The suit notes that over the years, “confusing and inconsistent interpretations” of those guidelines left many questions for states and those seeking permits. In 2006, the United States Supreme Court, in Rapanos v. United States, ruled that a “significant nexus” standard should be applied in determining whether waters are subject to the CWA – namely, if a body of water, including wetlands and relatively permanent bodies of water have signifcant impacts on other waters deemed navigable, then those waters are also covered under the CWA.

In an attempt to clarify once and for all what the CWA covers, the EPA and ACOE issued their Clean Water Rule in 2015, but the rule – both upon its issuance and in the several months leading up to its finalization – drew controversy from groups across the nation.

In particular, agriculture groups expressed concern that the definition left open standing water on private property and other temporary water bodies to be subject to CWA rules and permitting requirements.

A number of lawsuits have been filed to overturn the 2015 rule, but over the course of 2017, the two agencies issued two proposed rules: One to potentially rescind the 2015 rule, and one to suspend its application until 2020 at the earliest, returning to the 1980s definitions of what waters are subject to the CWA.

The states, in their suit, argue that the 1980s rules are insufficient to protect water quality, and thus harm the states’ ability to protect the public interest in those waters, and their economies.

The suit alleges that the two agencies failed to meet requirements under the Administrative Procedure Act with respect to their authority to effectively overturn the Clean Water Rule, including the amount of time given to the public to comment on the suspension of the rule.
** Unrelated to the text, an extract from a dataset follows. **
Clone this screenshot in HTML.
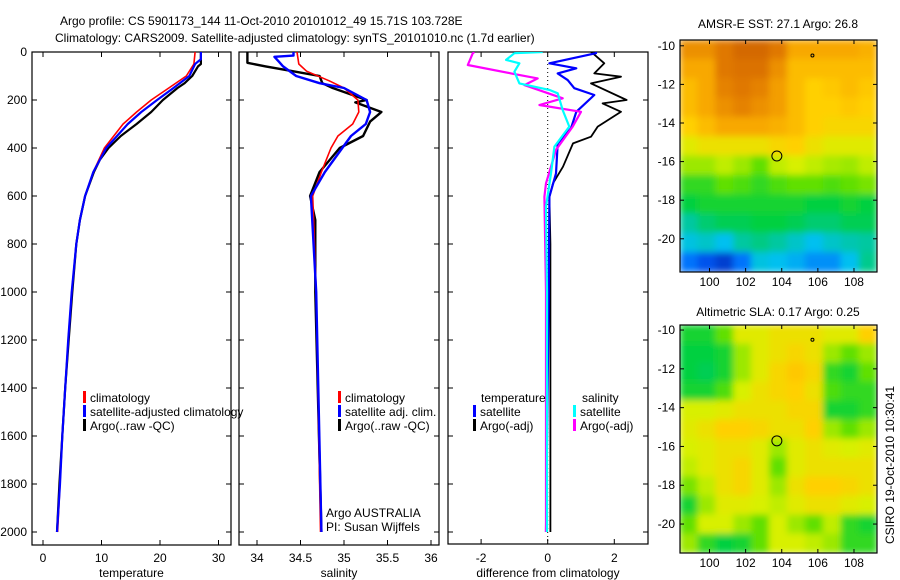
<!DOCTYPE html>
<html><head><meta charset="utf-8"><style>
html,body{margin:0;padding:0;background:#fff;}
svg{display:block;font-family:"Liberation Sans",sans-serif;}
text{font-size:12px;fill:#000;}
</style></head><body>
<svg id="c" width="900" height="580" viewBox="0 0 900 580">
<defs><filter id="bl" x="0" y="0" width="1" height="1"><feGaussianBlur stdDeviation="3.5"/></filter>
<clipPath id="m1c"><rect x="680" y="40" width="197" height="232"/></clipPath>
<clipPath id="m2c"><rect x="680" y="325" width="197" height="228"/></clipPath>
<clipPath id="p1c"><rect x="32" y="52" width="199" height="493"/></clipPath>
<clipPath id="p2c"><rect x="239" y="52" width="200" height="493"/></clipPath>
<clipPath id="p3c"><rect x="448" y="52" width="200" height="492"/></clipPath></defs>
</svg>
<script>
// ---- data ----
const depthTicks=[0,200,400,600,800,1000,1200,1400,1600,1800,2000];
const tempTicks=[0,10,20,30];
const salTicks=[34,34.5,35,35.5,36];
const diffTicks=[-2,0,2];
const tClimD=[0,50,100,150,200,250,300,400,500,600,700,800,1000,1200,1400,1600,1800,2000];
const tClimV=[26,25.8,24.5,21.5,18.5,16,13.7,10.5,8.6,7.2,6.3,5.7,4.9,4.3,3.8,3.3,2.9,2.5];
const tSatD=[0,30,50,100,150,200,250,300,400,500,600,700,800,1000,1200,1400,1600,1800,2000];
const tSatV=[27,27,26,25,22.3,19.5,16.8,14.5,10.8,8.6,7.2,6.3,5.7,4.9,4.3,3.8,3.3,2.9,2.4];
const tArgD=[0,50,60,100,130,150,200,250,300,350,400,450,500,600,700,800,1000,1200,1400,1600,1800,2000];
const tArgV=[27,27,26.5,25.5,24.2,23,20.5,18.5,16,13.3,11.2,9.7,8.7,7.2,6.3,5.7,5,4.4,3.8,3.3,2.8,2.4];
const sClimD=[0,50,80,120,150,200,250,300,350,400,500,600,1000,2000];
const sClimV=[34.46,34.48,34.57,34.83,35.0,35.16,35.17,35.1,34.93,34.85,34.74,34.64,34.68,34.73];
const sSatD=[0,15,20,40,60,100,130,150,200,250,300,350,400,500,600,1000,2000];
const sSatV=[34.42,34.42,34.2,34.25,34.3,34.45,34.72,35.0,35.26,35.3,35.25,35.08,34.98,34.78,34.62,34.68,34.74];
const sArgD=[0,45,60,80,100,130,150,200,210,250,290,350,400,500,600,700,1000,2000];
const sArgV=[33.89,33.89,34.1,34.41,34.72,34.75,34.87,35.26,35.13,35.43,35.3,35.22,34.95,34.72,34.61,34.67,34.67,34.74];
const dTArgD=[0,5,47,89,103,131,200,214,249,311,353,381,478,547,603,800,1200,2000];
const dTArgV=[1.3,1.35,1.7,1.4,2.2,1.3,2.37,1.65,2.2,1.5,1.3,0.76,0.46,0.16,0.05,0.08,0.08,0.08];
const dTSatD=[0,5,47,68,89,117,151,179,249,318,381,506,603,1000,2000];
const dTSatV=[1.45,1.45,0.05,0.86,0.3,0.6,0.8,1.4,0.86,0.7,0.3,0.25,0.05,0.03,-0.05];
const dSArgD=[0,5,54,89,110,138,193,221,249,311,408,547,603,1000,2000];
const dSArgV=[-2.2,-2.25,-2.4,-1.1,-0.3,-0.7,0.45,-0.25,1.0,0.75,0.25,-0.05,-0.1,-0.05,-0.05];
const dSSatD=[0,5,33,47,82,131,158,172,242,311,394,506,644,1000,2000];
const dSSatV=[-0.15,-1.0,-1.25,-0.85,-1.0,-0.85,0.05,0.3,0.45,0.65,0.2,0.1,-0.05,-0.02,-0.02];
const lonTicks=[100,102,104,106,108];
const latTicks=[-10,-12,-14,-16,-18,-20];
const sstGrid=[
[.85,.85,.9,.95,.95,.9,.8,.8,.8,.8,.78],
[.8,.8,.9,.92,.92,.85,.75,.75,.75,.75,.75],
[.75,.8,.88,.9,.88,.82,.75,.7,.72,.75,.72],
[.75,.8,.85,.88,.85,.82,.75,.7,.7,.72,.7],
[.7,.75,.8,.8,.8,.78,.75,.7,.68,.68,.68],
[.62,.65,.65,.65,.65,.68,.7,.65,.62,.62,.62],
[.55,.55,.58,.55,.5,.58,.6,.58,.56,.55,.58],
[.45,.45,.5,.48,.45,.48,.5,.5,.48,.5,.52],
[.4,.42,.42,.42,.42,.42,.42,.4,.4,.42,.4],
[.3,.35,.38,.38,.4,.4,.38,.35,.35,.38,.38],
[.22,.25,.2,.3,.33,.3,.25,.2,.25,.28,.3],
[.12,.08,.05,.12,.22,.2,.18,.15,.15,.2,.32]];
const slaGrid=[
[.42,.42,.5,.62,.62,.65,.65,.65,.62,.62,.7],
[.4,.4,.42,.55,.62,.65,.68,.65,.55,.5,.55],
[.4,.38,.42,.55,.62,.68,.72,.68,.45,.42,.5],
[.42,.42,.48,.6,.65,.68,.7,.65,.48,.45,.45],
[.6,.6,.62,.65,.65,.65,.68,.68,.42,.42,.45],
[.62,.65,.7,.7,.68,.65,.65,.7,.55,.5,.55],
[.6,.62,.65,.65,.62,.55,.62,.65,.62,.6,.62],
[.58,.62,.65,.68,.62,.5,.62,.65,.65,.65,.65],
[.52,.58,.65,.68,.62,.55,.65,.7,.7,.68,.65],
[.42,.55,.62,.62,.6,.58,.62,.65,.65,.62,.6],
[.5,.6,.6,.55,.5,.6,.55,.5,.58,.45,.42],
[.55,.45,.4,.42,.5,.6,.6,.58,.55,.45,.45]];

// ---- helpers ----
const NS='http://www.w3.org/2000/svg';
const svg=document.getElementById('c');
function mk(tag,attrs,parent){const e=document.createElementNS(NS,tag);for(const k in attrs)e.setAttribute(k,attrs[k]);(parent||svg).appendChild(e);return e;}
function txt(x,y,s,anchor,parent){const t=mk('text',{x:x,y:y,'text-anchor':anchor||'start'},parent);t.textContent=s;return t;}
const yD=d=>52+d*0.24;
const xT=v=>43+v*5.85;
const xS=v=>257+(v-34)*87;
const xDf=v=>547.7+v*33.3;

function panel(name,L,R,bottom,xf,xticks,xlabel,fmt){
  const g=mk('g',{});
  
  
  const fr=mk('rect',{x:L,y:52,width:R-L,height:bottom-52,fill:'none',stroke:'#000','stroke-width':1.2},g);
  
  
  xticks.forEach(v=>{const x=xf(v);
    mk('line',{x1:x,y1:bottom,x2:x,y2:bottom-5,stroke:'#000'},g);
    mk('line',{x1:x,y1:52,x2:x,y2:57,stroke:'#000'},g);
    const t=txt(x,562,fmt(v),'middle',g);
    
    });
  depthTicks.forEach(d=>{const y=yD(d);
    mk('line',{x1:L,y1:y,x2:L+5,y2:y,stroke:'#000'},g);
    mk('line',{x1:R,y1:y,x2:R-5,y2:y,stroke:'#000'},g);});
  const xl=txt((L+R)/2,577,xlabel,'middle',g);
  
  
  return g;
}
function line(D,V,xf,color,w,clip,name){
  const pts=D.map((d,i)=>xf(V[i]).toFixed(1)+','+yD(d).toFixed(1)).join(' ');
  const p=mk('polyline',{points:pts,fill:'none',stroke:color,'stroke-width':w,'clip-path':'url(#'+clip+')','stroke-linejoin':'round'});
  
  
}
function legendEntry(x,y,color,label,name){
  const g=mk('g',{});
  
  
  mk('rect',{x:x,y:y-11,width:3,height:12,fill:color},g);
  txt(x+7,y,label,'start',g);
}

// ---- titles ----
const t1=txt(60,25,'Argo profile: CS 5901173_144 11-Oct-2010 20101012_49 15.71S 103.728E');


const t2=txt(55,42,'Climatology: CARS2009. Satellite-adjusted climatology: synTS_20101010.nc (1.7d earlier)');



// ---- depth labels ----
depthTicks.forEach(d=>{const t=txt(27,yD(d)+4,String(d),'end');
  
  });

// ---- panels ----
panel('temperature-panel',32,231,545,xT,tempTicks,'temperature',v=>String(v));
panel('salinity-panel',239,439,545,xS,salTicks,'salinity',v=>String(v));
panel('difference-panel',448,648,544,xDf,diffTicks,'difference from climatology',v=>String(v));
const zl=mk('line',{x1:xDf(0),y1:52,x2:xDf(0),y2:544,stroke:'#000','stroke-dasharray':'1,3'});



line(tArgD,tArgV,xT,'#000',2.2,'p1c','temp-argo-line');
line(tClimD,tClimV,xT,'#f00',1.6,'p1c','temp-climatology-line');
line(tSatD,tSatV,xT,'#00f',2.2,'p1c','temp-satellite-line');
line(sArgD,sArgV,xS,'#000',2.4,'p2c','sal-argo-line');
line(sClimD,sClimV,xS,'#f00',1.6,'p2c','sal-climatology-line');
line(sSatD,sSatV,xS,'#00f',2.4,'p2c','sal-satellite-line');
line(dTArgD,dTArgV,xDf,'#000',1.8,'p3c','diff-temp-argo-line');
line(dTSatD,dTSatV,xDf,'#00f',2.2,'p3c','diff-temp-satellite-line');
line(dSArgD,dSArgV,xDf,'#f0f',2.2,'p3c','diff-sal-argo-line');
line(dSSatD,dSSatV,xDf,'#0ff',2.2,'p3c','diff-sal-satellite-line');

// ---- legends ----
legendEntry(83,402,'#f00','climatology','legend-temp-climatology');
legendEntry(83,416,'#00f','satellite-adjusted climatology','legend-temp-satellite');
legendEntry(83,430,'#000','Argo(..raw -QC)','legend-temp-argo');
legendEntry(338,402,'#f00','climatology','legend-sal-climatology');
legendEntry(338,416,'#00f','satellite adj. clim.','legend-sal-satellite');
legendEntry(338,430,'#000','Argo(..raw -QC)','legend-sal-argo');
const a1=txt(326,517,'Argo AUSTRALIA');
const a2=txt(326,531,'PI: Susan Wijffels');
const lt=txt(481,402,'temperature');
const ls=txt(582,402,'salinity');
legendEntry(473,416,'#00f','satellite','legend-diff-temp-satellite');
legendEntry(473,430,'#000','Argo(-adj)','legend-diff-temp-argo');
legendEntry(573,416,'#0ff','satellite','legend-diff-sal-satellite');
legendEntry(573,430,'#f0f','Argo(-adj)','legend-diff-sal-argo');

// ---- maps ----
const stops=[[0,[0,32,160]],[.1,[0,96,255]],[.2,[0,192,240]],[.3,[0,200,160]],[.4,[0,208,64]],[.5,[96,224,0]],[.6,[216,240,0]],[.7,[255,208,0]],[.8,[248,168,0]],[.9,[224,120,0]],[1,[200,90,0]]];
function cmap(v){for(let i=1;i<stops.length;i++){if(v<=stops[i][0]){const a=stops[i-1],b=stops[i],f=(v-a[0])/(b[0]-a[0]);
  return 'rgb('+a[1].map((c,k)=>Math.round(c+(b[1][k]-c)*f)).join(',')+')';}}return 'rgb(200,90,0)';}
function drawMap(name,grid,top,bottom,latTop,latPx,title,clip,titleGap){
  const g=mk('g',{});
  
  
  const lonX=lon=>709.5+(lon-100)*18.06;
  const latY=lat=>top+(latTop-lat)*latPx;
  const cg=mk('g',{'clip-path':'url(#'+clip+')'},g);
  const ig=mk('g',{filter:'url(#bl)'},cg);
  const rows=grid.length,cols=grid[0].length;
  const cw=(877-680)/cols,ch=(bottom-top)/rows;
  grid.forEach((row,r)=>row.forEach((v,c)=>{
    const cell=mk('rect',{x:680+c*cw-0.5,y:top+r*ch-0.5,width:cw+1,height:ch+1,fill:cmap(v)},ig);
    
    }));
  mk('rect',{x:680,y:top,width:197,height:bottom-top,fill:'none',stroke:'#000','stroke-width':1.2},g);
  lonTicks.forEach(l=>{const x=lonX(l);mk('line',{x1:x,y1:bottom,x2:x,y2:bottom-4,stroke:'#000'},g);mk('line',{x1:x,y1:top,x2:x,y2:top+4,stroke:'#000'},g);
    txt(x,bottom+14,String(l),'middle',g);});
  latTicks.forEach(l=>{const y=latY(l);mk('line',{x1:680,y1:y,x2:684,y2:y,stroke:'#000'},g);mk('line',{x1:877,y1:y,x2:873,y2:y,stroke:'#000'},g);
    txt(675,y+4,String(l),'end',g);});
  const mt=txt(778,top-titleGap,title,'middle',g);
  
  
  const pc=mk('circle',{cx:lonX(103.73),cy:latY(-15.71),r:5,fill:'none',stroke:'#000'},g);
  
  
  mk('circle',{cx:lonX(105.7),cy:latY(-10.5),r:1.5,fill:'none',stroke:'#000'},g);
}
drawMap('sst-map',sstGrid,40,272,-9.7,19.3,'AMSR-E SST: 27.1 Argo: 26.8','m1c',12);
drawMap('sla-map',slaGrid,325,553,-9.74,19.4,'Altimetric SLA: 0.17 Argo: 0.25','m2c',9);
const ts=txt(0,0,'CSIRO 19-Oct-2010 10:30:41','middle');
ts.setAttribute('transform','translate(894,465) rotate(-90)');


</script>
</body></html>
They also argue that the agencies did not adequately describe the scientific evidence on which the suspension of the rule was based – calling attention to the fact that the 2015 rule was based on extensive research conducted by the two agencies.

The states’ request is that the court find that the suspension of the Clean Water Rule was “arbitrary, capricious, an abuse of discretion, or otherwise not in accordance with law” and overturn the rule, returning CWA jurisdiction determinations to guidelines in the 2015 rule.